* _WORK REQUIRED_
Look below for the line with "Generate a Python" and the line with "plt.rcParams['font.family'] = ['Liberation"; repeat exactly those two lines and all lines between them, but no pictures.

[start]

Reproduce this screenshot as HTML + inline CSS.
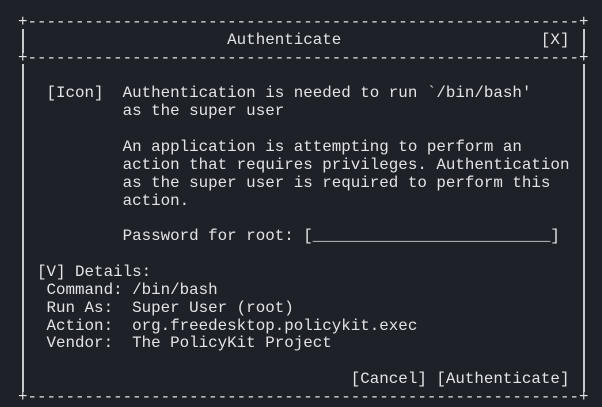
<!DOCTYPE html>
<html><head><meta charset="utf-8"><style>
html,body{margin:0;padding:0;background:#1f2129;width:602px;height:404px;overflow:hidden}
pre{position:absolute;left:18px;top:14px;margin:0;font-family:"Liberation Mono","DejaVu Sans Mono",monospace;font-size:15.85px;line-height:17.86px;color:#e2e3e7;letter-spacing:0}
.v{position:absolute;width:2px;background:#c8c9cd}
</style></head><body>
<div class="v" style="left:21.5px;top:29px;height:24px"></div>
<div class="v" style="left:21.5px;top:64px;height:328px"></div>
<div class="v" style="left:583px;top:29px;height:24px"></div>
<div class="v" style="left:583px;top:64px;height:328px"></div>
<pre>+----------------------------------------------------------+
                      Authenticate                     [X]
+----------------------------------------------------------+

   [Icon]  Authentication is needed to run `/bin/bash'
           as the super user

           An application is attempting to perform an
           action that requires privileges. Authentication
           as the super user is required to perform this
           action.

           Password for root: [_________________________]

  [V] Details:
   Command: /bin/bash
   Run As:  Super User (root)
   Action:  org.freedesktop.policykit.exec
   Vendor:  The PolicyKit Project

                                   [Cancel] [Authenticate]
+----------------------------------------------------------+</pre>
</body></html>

[end]
[start]

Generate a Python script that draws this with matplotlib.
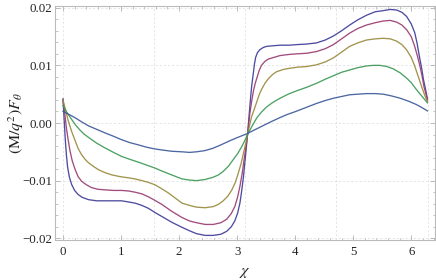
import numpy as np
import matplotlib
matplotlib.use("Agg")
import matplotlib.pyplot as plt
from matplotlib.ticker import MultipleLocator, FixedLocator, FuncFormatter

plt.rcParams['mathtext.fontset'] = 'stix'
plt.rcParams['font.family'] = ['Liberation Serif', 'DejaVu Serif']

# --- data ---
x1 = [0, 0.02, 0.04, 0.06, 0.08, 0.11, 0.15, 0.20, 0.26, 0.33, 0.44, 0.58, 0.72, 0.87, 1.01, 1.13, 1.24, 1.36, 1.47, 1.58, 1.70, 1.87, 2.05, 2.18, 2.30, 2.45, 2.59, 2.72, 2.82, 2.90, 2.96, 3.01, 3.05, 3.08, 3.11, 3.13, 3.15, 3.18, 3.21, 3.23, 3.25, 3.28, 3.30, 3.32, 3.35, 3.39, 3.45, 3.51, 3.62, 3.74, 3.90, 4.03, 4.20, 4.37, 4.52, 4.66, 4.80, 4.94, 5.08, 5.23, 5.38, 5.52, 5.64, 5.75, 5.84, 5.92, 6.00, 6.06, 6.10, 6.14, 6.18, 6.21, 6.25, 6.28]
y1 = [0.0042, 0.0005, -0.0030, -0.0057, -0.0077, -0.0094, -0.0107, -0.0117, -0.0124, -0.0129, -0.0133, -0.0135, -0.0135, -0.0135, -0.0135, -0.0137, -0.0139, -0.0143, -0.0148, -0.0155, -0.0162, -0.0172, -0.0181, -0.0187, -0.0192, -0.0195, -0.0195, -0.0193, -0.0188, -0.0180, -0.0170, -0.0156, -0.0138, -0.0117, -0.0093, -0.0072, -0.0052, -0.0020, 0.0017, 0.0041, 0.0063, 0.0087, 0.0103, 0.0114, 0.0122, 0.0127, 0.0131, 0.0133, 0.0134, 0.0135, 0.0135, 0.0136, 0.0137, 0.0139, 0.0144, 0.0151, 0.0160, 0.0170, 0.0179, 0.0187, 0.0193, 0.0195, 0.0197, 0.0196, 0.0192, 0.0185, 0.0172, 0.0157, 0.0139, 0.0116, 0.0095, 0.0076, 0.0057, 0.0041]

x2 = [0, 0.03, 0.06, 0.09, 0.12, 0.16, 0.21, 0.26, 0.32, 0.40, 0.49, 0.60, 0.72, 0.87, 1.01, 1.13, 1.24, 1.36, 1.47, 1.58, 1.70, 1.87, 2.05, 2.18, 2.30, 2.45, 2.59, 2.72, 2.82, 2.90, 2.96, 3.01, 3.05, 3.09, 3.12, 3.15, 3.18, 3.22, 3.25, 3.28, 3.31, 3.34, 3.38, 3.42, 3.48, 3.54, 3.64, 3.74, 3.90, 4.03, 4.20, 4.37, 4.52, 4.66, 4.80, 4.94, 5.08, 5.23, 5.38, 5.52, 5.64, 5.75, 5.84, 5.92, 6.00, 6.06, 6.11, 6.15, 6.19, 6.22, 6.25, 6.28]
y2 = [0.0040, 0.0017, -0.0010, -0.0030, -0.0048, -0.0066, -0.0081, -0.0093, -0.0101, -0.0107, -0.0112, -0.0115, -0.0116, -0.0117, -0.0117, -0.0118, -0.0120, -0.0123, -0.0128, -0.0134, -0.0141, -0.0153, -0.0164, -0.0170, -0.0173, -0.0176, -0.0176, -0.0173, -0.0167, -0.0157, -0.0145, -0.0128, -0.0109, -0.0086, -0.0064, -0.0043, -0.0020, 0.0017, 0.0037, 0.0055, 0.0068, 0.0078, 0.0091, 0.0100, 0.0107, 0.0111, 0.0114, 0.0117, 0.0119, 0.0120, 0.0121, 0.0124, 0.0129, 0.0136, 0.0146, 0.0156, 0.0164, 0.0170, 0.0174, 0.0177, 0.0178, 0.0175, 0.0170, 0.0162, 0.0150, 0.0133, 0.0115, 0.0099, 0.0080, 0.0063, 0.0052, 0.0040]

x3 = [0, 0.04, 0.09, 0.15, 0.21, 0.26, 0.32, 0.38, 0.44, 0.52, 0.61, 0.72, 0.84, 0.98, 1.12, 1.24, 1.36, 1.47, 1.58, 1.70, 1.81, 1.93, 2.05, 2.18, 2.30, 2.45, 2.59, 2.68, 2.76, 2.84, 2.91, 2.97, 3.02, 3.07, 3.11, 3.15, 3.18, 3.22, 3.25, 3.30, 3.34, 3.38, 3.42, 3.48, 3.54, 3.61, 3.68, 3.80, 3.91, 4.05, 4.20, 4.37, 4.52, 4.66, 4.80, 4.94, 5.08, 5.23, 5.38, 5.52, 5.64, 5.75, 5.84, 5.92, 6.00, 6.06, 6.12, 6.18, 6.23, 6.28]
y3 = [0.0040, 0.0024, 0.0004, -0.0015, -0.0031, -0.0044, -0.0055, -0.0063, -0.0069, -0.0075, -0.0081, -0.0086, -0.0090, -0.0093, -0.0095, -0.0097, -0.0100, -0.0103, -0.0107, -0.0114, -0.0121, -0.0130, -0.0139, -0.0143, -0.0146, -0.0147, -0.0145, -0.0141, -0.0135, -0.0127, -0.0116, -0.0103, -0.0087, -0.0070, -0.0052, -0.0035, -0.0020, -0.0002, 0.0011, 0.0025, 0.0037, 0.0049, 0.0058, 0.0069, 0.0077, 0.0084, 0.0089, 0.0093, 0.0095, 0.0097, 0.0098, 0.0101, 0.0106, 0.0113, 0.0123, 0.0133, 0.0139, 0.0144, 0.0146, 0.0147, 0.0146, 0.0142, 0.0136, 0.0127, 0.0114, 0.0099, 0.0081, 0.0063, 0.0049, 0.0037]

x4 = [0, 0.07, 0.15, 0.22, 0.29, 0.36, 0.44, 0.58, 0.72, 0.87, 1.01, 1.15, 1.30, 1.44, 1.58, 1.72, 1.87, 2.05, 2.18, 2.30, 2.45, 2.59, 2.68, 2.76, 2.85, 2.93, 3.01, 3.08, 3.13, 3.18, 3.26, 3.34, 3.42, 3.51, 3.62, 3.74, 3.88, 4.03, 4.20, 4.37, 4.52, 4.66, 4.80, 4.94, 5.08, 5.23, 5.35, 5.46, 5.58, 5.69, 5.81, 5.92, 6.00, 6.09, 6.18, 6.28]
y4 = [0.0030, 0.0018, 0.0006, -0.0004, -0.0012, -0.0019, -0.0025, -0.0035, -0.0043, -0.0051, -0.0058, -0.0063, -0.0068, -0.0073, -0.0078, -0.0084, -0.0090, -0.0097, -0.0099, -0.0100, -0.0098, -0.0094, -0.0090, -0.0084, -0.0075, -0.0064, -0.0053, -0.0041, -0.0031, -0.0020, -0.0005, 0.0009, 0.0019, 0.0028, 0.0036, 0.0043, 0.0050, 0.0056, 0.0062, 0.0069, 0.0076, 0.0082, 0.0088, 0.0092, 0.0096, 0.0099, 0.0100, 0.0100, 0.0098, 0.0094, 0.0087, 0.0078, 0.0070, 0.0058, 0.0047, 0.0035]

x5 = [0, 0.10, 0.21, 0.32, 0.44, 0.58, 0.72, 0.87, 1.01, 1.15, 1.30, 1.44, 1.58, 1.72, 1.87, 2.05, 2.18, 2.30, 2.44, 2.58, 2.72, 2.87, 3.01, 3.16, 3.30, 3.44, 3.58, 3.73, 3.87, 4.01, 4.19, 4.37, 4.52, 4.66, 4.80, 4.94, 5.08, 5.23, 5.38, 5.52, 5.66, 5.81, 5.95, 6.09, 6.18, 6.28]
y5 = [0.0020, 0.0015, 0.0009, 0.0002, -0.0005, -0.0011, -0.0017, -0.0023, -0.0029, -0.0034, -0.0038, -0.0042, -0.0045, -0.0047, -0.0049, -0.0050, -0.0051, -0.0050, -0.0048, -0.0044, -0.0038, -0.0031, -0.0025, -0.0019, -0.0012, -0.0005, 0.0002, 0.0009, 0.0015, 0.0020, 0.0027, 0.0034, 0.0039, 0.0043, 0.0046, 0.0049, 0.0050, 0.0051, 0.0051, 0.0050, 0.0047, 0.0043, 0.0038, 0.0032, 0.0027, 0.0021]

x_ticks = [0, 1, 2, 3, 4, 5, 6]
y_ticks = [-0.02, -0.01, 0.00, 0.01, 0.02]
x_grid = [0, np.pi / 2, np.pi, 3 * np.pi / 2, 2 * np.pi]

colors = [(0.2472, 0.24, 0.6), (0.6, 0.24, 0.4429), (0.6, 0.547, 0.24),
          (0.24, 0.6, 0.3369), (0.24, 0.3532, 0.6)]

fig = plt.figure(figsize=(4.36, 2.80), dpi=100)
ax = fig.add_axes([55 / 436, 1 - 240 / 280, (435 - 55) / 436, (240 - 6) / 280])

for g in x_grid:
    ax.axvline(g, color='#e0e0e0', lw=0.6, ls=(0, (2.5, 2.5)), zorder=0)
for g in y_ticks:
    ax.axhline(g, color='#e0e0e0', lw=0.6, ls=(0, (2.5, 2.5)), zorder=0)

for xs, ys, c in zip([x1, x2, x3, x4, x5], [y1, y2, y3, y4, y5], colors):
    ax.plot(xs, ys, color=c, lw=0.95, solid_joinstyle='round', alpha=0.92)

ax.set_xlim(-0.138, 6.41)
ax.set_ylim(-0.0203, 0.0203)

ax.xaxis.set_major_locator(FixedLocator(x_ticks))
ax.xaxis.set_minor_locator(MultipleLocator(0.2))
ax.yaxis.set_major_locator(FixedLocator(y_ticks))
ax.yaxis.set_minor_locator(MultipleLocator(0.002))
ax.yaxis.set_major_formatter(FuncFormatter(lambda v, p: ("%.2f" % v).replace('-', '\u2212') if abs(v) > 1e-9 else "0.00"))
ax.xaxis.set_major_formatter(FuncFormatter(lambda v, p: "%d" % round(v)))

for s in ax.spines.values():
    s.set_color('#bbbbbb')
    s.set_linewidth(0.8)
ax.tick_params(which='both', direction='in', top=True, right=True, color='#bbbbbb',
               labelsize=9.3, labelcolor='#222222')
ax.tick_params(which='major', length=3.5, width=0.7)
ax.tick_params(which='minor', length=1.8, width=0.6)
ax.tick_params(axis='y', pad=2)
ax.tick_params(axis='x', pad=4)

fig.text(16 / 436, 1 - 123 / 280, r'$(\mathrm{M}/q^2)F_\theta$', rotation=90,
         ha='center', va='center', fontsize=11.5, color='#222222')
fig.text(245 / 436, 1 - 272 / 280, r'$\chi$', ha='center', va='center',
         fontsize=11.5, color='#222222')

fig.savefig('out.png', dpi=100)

[end]

* _SOLVED EXERCISE_
Generate a Python script that draws this with matplotlib.
import numpy as np
import matplotlib
matplotlib.use("Agg")
import matplotlib.pyplot as plt
from matplotlib.ticker import MultipleLocator, FixedLocator, FuncFormatter

plt.rcParams['mathtext.fontset'] = 'stix'
plt.rcParams['font.family'] = ['Liberation Serif', 'DejaVu Serif']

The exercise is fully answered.